Он очень занятой артист. Репетиций с ним хватало?
Со мной репетировал. Было достаточно.
Вы сейчас еще молоды и в отличной форме. Некоторые примы танцевали до 50-и и даже до 60-и, а некоторые после 30-и уходили. Заглядывая вперед, как вы думаете, какой срок у вас впереди?
Срок? В хорошем качестве, может, 10 лет? А будущее я все равно связываю с танцем. Возможно, в другом формате. Но танцем я увлекаюсь, это моя главная любовь. Преподавать буду вряд ли. Попробую ставить, но если получится плохо — не буду. Сейчас я уже пытаюсь ставить для себя, танцую и записываю, таким образом я не только интерпретатор.
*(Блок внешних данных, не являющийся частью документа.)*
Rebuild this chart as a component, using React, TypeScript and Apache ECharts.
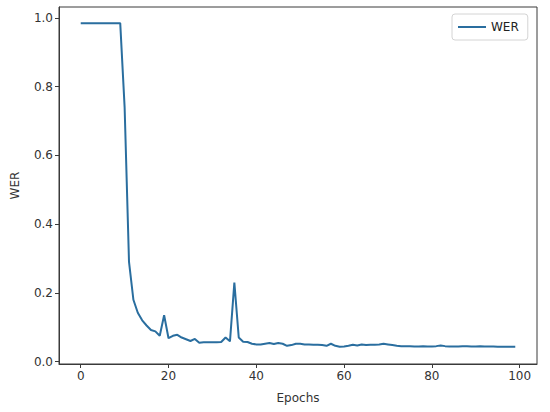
import React, { useEffect, useRef } from "react";
import * as echarts from "echarts";

const epochs: number[] = Array.from({ length: 100 }, (_, i) => i);
const wer: number[] = [
  0.985, 0.985, 0.985, 0.985, 0.985, 0.985, 0.985, 0.985, 0.985, 0.985,
  0.74, 0.29, 0.18, 0.142, 0.12, 0.105, 0.092, 0.088, 0.075, 0.135,
  0.068, 0.075, 0.078, 0.07, 0.065, 0.06, 0.066, 0.055, 0.056, 0.056,
  0.056, 0.056, 0.057, 0.07, 0.059, 0.23, 0.07, 0.058, 0.057, 0.052,
  0.05, 0.05, 0.052, 0.054, 0.051, 0.054, 0.052, 0.046, 0.048, 0.052,
  0.052, 0.05, 0.05, 0.049, 0.049, 0.048, 0.046, 0.052, 0.046, 0.043,
  0.044, 0.046, 0.049, 0.047, 0.05, 0.048, 0.049, 0.049, 0.05, 0.052,
  0.05, 0.048, 0.046, 0.045, 0.045, 0.045, 0.044, 0.044, 0.045, 0.044,
  0.044, 0.045, 0.047, 0.045, 0.044, 0.044, 0.044, 0.045, 0.045, 0.044,
  0.044, 0.045, 0.044, 0.044, 0.044, 0.043, 0.043, 0.043, 0.043, 0.043,
];
const xTicks: number[] = [0, 20, 40, 60, 80, 100];
const yTicks: number[] = [0, 0.2, 0.4, 0.6, 0.8, 1.0];

const FONT = "DejaVu Sans";
const AXIS_COLOR = "#3a3a3a";
const TEXT_COLOR = "#333333";

export default function App() {
  const ref = useRef<HTMLDivElement>(null);
  useEffect(() => {
    if (!ref.current) return;
    const chart = echarts.init(ref.current, undefined, { renderer: "svg" });
    chart.setOption({
      animation: false,
      backgroundColor: "#ffffff",
      grid: {
        left: 59,
        right: 13,
        top: 7,
        bottom: 48,
        show: true,
        borderColor: AXIS_COLOR,
        borderWidth: 1,
        backgroundColor: "transparent",
      },
      legend: {
        data: ["WER"],
        left: 452,
        top: 14,
        icon: "rect",
        itemWidth: 28,
        itemHeight: 2,
        itemGap: 8,
        padding: [7, 9, 7, 6],
        borderColor: "#d4d4d4",
        borderWidth: 1,
        borderRadius: 3,
        backgroundColor: "#ffffff",
        textStyle: { fontFamily: FONT, fontSize: 12, color: "#222" },
      },
      xAxis: {
        type: "value",
        min: -4.95,
        max: 103.95,
        name: "Epochs",
        nameLocation: "middle",
        nameGap: 28,
        nameTextStyle: { fontFamily: FONT, fontSize: 12, color: TEXT_COLOR },
        axisLine: { show: true, onZero: false, lineStyle: { color: AXIS_COLOR, width: 1 } },
        axisTick: {
          show: true,
          length: 4,
          customValues: xTicks,
          lineStyle: { color: AXIS_COLOR },
        },
        axisLabel: {
          customValues: xTicks,
          fontFamily: FONT,
          fontSize: 12,
          color: TEXT_COLOR,
          margin: 6,
        },
        splitLine: { show: false },
      },
      yAxis: {
        type: "value",
        min: -0.007,
        max: 1.032,
        name: "WER",
        nameLocation: "middle",
        nameGap: 38,
        nameRotate: 90,
        nameTextStyle: { fontFamily: FONT, fontSize: 12, color: TEXT_COLOR },
        axisLine: { show: true, onZero: false, lineStyle: { color: AXIS_COLOR, width: 1 } },
        axisTick: {
          show: true,
          length: 4,
          customValues: yTicks,
          lineStyle: { color: AXIS_COLOR },
        },
        axisLabel: {
          customValues: yTicks,
          fontFamily: FONT,
          fontSize: 12,
          color: TEXT_COLOR,
          margin: 6,
          formatter: (v: number) => v.toFixed(1),
        },
        splitLine: { show: false },
      },
      series: [
        {
          name: "WER",
          type: "line",
          data: epochs.map((e, i) => [e, wer[i]]),
          showSymbol: false,
          symbol: "none",
          color: "#2a6e9f",
          lineStyle: { color: "#2a6e9f", width: 2 },
        },
      ],
    });
    return () => chart.dispose();
  }, []);
  return (
    <div
      ref={ref}
      style={{ position: "absolute", left: 0, top: 0, width: 550, height: 412 }}
    />
  );
}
Очень желаю вам удачи. У вас сегодня еще есть репетиция?
Нет, я свободна. Пойду в Национальную галерею смотреть Северное Возрождение. Оно мне очень нравится. Мне Германия и Австрия нравятся. И еще люблю экспрессионизм. Я собираюсь на курсы поступить, чтобы изучать Северное Возрождение.
И где же?
В России, конечно. На русском языке.